Creighton University's Department of Theology
click here for photo and information about the writer

Solemnity of the Nativity of Saint John the Baptist - Mass during the Day
Lectionary: 587

Isaiah 49:1-6
Psalm 139:1b-3, 13-14ab, 14c-15
Acts 13:22-26
Luke 1:57-66, 80

Praying Ordinary Time

Weekly Guide for Daily Prayer

Praying the Psalms

The mere mention of John the Baptist calls to mind the iconic image of John standing in the River Jordan immersing Jesus in the water. But wait! That wonderful moment has a feast of its own: The Baptism of the Lord! Today’s feast is about something else — not John’s baptizing of Jesus but John’s own birth. This feast celebrates a life that starts small but eventually, by way of God’s loving initiatives and the free response of persons, emerges as one of the key figures in sacred history. So, to celebrate this special life, the church has drawn on a key Servant song from the scroll of Isaiah, then the great Psalm about being nurtured in the womb, then a summary of the good news of God’s mercy from Peter in Acts, and finally the celebration of John’s birth in Luke’s gospel. Taken together, this collection can be a powerful meditation on the mystery of vocation — John’s, and eventually ours.

Isaiah’s song about the Servant speaks of God’s forming him for a mission with worldwide consequences — first to restore the scattered tribes of Israel, and then, as Israel, to be a light to all the nations. We recognize that prophecy to be fulfilled ultimately in the person, words and work of Jesus, and furthered in the life and mission of the church — including us.

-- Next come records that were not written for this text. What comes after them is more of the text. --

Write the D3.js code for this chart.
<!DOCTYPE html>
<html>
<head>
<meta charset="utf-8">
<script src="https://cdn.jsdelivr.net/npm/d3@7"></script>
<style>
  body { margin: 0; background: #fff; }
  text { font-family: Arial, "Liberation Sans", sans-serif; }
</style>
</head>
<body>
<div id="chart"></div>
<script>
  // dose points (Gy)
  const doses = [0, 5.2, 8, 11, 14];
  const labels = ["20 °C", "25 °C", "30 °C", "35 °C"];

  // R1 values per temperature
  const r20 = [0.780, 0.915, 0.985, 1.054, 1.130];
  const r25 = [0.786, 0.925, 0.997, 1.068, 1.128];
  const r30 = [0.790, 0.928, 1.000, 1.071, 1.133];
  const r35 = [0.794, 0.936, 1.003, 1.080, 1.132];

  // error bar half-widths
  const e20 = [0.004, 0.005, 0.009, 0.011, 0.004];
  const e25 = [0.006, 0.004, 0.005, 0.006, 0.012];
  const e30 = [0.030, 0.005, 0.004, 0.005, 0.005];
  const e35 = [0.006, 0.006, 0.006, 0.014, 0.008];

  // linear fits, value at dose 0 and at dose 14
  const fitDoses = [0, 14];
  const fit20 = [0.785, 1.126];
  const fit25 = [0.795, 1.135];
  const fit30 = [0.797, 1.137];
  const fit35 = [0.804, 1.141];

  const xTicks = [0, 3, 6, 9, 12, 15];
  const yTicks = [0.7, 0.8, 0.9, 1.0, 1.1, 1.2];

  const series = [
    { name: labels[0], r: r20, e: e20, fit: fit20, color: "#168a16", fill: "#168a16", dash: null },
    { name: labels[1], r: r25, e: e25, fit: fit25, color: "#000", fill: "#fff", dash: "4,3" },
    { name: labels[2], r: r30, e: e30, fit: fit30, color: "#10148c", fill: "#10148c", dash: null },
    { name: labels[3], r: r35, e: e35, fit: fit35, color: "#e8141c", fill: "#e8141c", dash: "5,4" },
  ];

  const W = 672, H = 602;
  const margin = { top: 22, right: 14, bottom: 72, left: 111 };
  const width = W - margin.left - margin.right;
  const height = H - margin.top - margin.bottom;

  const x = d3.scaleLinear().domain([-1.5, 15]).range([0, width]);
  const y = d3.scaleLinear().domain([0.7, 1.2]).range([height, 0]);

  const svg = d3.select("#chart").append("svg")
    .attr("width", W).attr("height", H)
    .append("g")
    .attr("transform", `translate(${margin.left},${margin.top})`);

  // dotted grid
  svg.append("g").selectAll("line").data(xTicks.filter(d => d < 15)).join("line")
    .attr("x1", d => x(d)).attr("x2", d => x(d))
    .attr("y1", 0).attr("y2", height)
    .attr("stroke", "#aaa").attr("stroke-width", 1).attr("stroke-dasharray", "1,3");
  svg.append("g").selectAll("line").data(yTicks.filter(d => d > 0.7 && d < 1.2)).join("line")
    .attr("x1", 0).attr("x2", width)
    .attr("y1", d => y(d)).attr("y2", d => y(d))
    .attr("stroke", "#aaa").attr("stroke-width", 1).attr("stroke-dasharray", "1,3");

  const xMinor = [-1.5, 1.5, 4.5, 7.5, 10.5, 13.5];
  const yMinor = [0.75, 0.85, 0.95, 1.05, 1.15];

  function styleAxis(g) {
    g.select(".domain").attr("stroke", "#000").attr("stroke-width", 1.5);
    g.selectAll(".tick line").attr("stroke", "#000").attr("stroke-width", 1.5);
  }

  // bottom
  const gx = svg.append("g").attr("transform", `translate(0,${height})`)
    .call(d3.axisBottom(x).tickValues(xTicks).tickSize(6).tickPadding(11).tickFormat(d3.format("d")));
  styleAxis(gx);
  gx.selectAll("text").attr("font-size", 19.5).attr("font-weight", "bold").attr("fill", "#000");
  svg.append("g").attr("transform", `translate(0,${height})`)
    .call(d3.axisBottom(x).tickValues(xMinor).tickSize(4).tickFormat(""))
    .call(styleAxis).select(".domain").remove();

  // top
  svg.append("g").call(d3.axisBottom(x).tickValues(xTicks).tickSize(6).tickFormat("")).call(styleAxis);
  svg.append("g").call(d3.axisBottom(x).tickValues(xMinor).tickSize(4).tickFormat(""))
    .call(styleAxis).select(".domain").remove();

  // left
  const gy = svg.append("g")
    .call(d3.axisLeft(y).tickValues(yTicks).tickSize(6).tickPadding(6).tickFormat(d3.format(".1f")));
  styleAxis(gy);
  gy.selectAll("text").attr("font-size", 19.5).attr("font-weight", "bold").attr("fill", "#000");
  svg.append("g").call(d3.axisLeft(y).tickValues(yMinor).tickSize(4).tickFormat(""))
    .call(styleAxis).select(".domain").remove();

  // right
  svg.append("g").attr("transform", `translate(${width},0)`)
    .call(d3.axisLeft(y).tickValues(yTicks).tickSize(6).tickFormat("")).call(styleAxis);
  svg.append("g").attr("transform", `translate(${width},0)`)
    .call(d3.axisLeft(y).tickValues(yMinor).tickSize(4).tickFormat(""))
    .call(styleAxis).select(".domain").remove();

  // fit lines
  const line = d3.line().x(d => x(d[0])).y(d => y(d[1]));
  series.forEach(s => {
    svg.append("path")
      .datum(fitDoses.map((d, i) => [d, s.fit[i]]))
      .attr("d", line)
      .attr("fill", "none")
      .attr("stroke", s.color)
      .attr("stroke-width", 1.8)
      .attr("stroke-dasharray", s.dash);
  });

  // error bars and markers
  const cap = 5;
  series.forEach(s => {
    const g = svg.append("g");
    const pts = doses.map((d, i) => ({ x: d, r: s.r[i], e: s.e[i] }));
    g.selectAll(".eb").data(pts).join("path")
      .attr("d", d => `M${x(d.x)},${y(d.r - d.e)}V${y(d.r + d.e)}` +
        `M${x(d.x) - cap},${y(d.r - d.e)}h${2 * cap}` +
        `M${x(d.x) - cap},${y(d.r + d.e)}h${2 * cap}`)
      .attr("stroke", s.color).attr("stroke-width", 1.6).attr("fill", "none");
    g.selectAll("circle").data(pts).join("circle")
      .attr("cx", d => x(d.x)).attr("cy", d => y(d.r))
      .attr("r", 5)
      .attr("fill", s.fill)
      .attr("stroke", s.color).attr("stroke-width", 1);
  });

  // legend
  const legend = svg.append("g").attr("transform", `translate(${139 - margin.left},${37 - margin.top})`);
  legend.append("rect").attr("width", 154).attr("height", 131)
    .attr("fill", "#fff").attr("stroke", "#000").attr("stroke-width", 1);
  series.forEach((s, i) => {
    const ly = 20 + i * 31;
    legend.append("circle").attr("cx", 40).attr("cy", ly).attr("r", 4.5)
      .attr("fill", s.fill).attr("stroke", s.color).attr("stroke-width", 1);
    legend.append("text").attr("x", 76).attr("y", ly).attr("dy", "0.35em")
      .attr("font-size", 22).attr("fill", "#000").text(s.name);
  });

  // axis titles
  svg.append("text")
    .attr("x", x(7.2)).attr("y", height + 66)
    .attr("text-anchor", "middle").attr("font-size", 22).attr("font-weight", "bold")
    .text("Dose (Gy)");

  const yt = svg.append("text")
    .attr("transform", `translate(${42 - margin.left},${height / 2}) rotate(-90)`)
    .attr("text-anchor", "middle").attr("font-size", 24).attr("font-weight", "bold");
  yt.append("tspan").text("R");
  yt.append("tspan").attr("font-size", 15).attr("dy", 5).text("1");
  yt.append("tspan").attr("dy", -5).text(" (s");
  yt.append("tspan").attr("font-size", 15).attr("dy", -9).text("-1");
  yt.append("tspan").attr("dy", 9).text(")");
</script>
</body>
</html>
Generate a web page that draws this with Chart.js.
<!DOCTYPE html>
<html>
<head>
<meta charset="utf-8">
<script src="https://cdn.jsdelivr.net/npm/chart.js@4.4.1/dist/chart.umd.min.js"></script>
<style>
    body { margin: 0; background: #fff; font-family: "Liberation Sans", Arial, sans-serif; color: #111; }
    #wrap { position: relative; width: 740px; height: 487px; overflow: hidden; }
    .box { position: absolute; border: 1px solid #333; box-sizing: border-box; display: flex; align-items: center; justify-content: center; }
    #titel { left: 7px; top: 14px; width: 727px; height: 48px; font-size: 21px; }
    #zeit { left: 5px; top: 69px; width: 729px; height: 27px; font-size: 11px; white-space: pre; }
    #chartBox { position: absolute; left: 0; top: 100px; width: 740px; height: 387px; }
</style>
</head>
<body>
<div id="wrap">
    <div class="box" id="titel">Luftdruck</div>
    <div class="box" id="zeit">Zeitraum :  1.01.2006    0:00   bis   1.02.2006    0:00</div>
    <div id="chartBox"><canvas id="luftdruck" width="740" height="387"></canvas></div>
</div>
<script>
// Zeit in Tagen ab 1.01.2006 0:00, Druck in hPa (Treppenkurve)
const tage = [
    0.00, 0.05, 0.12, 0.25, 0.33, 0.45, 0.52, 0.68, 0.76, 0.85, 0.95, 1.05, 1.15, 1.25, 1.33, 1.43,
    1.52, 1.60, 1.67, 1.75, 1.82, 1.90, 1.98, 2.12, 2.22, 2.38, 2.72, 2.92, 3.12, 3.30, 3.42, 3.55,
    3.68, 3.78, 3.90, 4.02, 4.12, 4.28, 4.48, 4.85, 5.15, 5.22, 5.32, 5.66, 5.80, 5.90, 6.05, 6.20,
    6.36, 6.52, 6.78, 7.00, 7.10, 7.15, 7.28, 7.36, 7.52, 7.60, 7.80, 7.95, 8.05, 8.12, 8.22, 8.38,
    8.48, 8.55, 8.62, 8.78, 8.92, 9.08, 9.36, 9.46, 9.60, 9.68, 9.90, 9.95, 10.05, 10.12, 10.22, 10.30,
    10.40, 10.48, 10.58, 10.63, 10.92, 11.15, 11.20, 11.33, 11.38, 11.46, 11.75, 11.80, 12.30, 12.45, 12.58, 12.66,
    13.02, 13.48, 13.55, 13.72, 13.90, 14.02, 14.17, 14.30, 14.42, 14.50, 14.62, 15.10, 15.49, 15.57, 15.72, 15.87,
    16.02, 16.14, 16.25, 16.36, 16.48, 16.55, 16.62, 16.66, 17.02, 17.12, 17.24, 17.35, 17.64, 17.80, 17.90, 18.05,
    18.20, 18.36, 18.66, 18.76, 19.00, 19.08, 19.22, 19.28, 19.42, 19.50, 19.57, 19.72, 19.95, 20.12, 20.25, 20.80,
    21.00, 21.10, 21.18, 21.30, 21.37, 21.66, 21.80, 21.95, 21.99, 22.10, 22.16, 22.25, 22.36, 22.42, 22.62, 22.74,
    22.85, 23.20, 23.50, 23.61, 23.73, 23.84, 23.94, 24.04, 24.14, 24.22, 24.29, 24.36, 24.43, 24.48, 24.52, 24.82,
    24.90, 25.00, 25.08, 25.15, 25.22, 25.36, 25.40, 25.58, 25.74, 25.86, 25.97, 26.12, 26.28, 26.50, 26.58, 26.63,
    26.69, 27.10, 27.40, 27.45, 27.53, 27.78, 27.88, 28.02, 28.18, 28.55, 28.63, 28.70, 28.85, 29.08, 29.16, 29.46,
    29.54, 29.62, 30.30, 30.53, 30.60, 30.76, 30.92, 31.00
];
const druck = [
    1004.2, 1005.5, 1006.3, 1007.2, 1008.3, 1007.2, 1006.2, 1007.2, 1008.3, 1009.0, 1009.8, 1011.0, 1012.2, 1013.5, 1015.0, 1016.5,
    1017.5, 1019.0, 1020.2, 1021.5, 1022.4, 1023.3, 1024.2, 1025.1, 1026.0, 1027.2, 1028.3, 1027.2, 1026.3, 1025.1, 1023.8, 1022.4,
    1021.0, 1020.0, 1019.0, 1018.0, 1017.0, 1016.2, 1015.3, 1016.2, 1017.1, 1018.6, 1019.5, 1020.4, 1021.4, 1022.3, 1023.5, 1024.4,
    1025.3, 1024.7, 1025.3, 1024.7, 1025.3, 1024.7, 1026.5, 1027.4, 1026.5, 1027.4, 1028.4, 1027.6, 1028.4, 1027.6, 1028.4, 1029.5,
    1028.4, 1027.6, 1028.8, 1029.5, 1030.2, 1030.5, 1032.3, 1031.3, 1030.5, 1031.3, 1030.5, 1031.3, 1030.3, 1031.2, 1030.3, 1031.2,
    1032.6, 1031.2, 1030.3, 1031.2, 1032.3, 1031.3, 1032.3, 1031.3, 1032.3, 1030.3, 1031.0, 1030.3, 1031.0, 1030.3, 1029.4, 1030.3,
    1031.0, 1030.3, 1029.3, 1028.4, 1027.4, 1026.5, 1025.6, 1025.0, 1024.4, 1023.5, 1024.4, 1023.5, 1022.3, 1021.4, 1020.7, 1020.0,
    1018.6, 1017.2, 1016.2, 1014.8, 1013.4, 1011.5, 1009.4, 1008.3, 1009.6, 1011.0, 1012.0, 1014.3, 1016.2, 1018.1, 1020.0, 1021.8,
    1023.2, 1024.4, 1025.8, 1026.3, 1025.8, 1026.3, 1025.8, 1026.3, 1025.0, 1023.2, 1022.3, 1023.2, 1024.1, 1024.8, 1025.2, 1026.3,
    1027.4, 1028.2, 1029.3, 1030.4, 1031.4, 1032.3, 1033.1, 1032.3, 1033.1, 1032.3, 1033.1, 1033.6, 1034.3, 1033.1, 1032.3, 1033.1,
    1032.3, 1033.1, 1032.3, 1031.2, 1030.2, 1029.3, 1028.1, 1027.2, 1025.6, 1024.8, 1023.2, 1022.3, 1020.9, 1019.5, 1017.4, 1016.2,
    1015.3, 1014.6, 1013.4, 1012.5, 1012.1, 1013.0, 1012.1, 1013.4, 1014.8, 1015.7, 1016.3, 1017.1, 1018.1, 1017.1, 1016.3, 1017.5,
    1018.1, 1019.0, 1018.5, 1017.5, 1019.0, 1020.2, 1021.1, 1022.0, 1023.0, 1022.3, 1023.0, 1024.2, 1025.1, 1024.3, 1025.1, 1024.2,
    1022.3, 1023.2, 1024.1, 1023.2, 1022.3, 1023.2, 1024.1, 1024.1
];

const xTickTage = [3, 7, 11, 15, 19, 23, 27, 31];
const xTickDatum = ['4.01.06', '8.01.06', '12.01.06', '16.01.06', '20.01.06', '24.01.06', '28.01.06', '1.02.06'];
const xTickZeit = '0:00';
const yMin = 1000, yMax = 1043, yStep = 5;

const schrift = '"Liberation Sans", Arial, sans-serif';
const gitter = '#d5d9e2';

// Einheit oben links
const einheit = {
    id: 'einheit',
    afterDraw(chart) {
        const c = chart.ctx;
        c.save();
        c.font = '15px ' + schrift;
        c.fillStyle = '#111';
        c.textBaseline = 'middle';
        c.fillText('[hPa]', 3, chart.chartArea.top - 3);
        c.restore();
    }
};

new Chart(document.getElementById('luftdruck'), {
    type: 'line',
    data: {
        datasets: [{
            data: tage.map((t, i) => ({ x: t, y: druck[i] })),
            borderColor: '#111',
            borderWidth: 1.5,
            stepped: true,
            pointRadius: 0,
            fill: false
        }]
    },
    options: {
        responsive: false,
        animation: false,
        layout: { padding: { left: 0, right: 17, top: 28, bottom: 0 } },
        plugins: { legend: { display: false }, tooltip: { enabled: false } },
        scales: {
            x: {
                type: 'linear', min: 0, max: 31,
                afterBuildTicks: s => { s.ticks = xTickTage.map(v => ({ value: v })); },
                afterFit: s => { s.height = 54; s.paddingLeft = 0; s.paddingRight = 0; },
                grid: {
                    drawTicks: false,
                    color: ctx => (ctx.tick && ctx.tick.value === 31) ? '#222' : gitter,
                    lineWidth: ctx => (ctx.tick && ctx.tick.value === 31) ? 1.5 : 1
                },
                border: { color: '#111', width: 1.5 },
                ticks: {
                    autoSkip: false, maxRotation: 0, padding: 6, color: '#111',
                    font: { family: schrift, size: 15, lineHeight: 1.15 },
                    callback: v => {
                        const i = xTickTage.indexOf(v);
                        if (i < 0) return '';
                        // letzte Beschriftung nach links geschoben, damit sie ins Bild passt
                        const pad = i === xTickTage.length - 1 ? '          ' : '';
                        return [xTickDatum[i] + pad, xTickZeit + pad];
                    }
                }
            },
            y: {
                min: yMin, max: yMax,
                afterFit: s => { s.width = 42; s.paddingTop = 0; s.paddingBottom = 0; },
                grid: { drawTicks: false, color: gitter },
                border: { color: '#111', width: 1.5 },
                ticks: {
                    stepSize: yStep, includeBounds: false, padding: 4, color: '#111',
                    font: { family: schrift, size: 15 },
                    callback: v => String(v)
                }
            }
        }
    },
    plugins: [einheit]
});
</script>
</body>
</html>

The verses from Psalm 139 echo Isaiah’s language in a song of gratitude, which proclaims in wonder, “I was fashioned in the depths of the earth” – a powerful metaphor for the mysterious, hidden fertility of the psalmist’s mother (“You knit me in my mother’s womb”). What a perfect reading to celebrate the healing of Elizabeth’s infertility, whose fruit was baby John.

Luke’s presentation of Peter’s speech in the synagogue of Pisidia (Acts 13) celebrates John’s special place in God’s fulfillment of the promises made to both David and Abraham. Through John, God had prepared Israel to receive the surprising news that the long-awaited Anointed One of Israel turned out to be the rejected prophet, Jesus of Nazareth, raised to transformed life by the Father.

Finally, Luke’s account of the circumcision and naming of Elizabeth’s and Zechariah’s child, who was so unexpectedly and appropriately named Iōannēs (Greek for the Hebrew Johanan, “God shows mercy”). His simple presence is the very expression of God’s merciful intervention in a situation of sterility (not only biological but social), and begins the fulfillment of Israel’s long-held nurtured hope. Zechariah’s Benedictus (vv. 68-79) spells all this out. The Lectionary saves that for another day, but it does supply the final verse of the passage: “The child grew and became strong in spirit, and he was in the desert until the day of his manifestation to Israel.” God continues the growth that he began in Elizabeth’s sterile womb. Taken together and pondered prayerfully, these remarkable Scripture passages can help us all marvel at how each of us can recognize the graceful interplay of God’s loving initiatives and the opportunities for free response that make up our own emerging stories of vocation, no matter how sterile they may sometimes seem.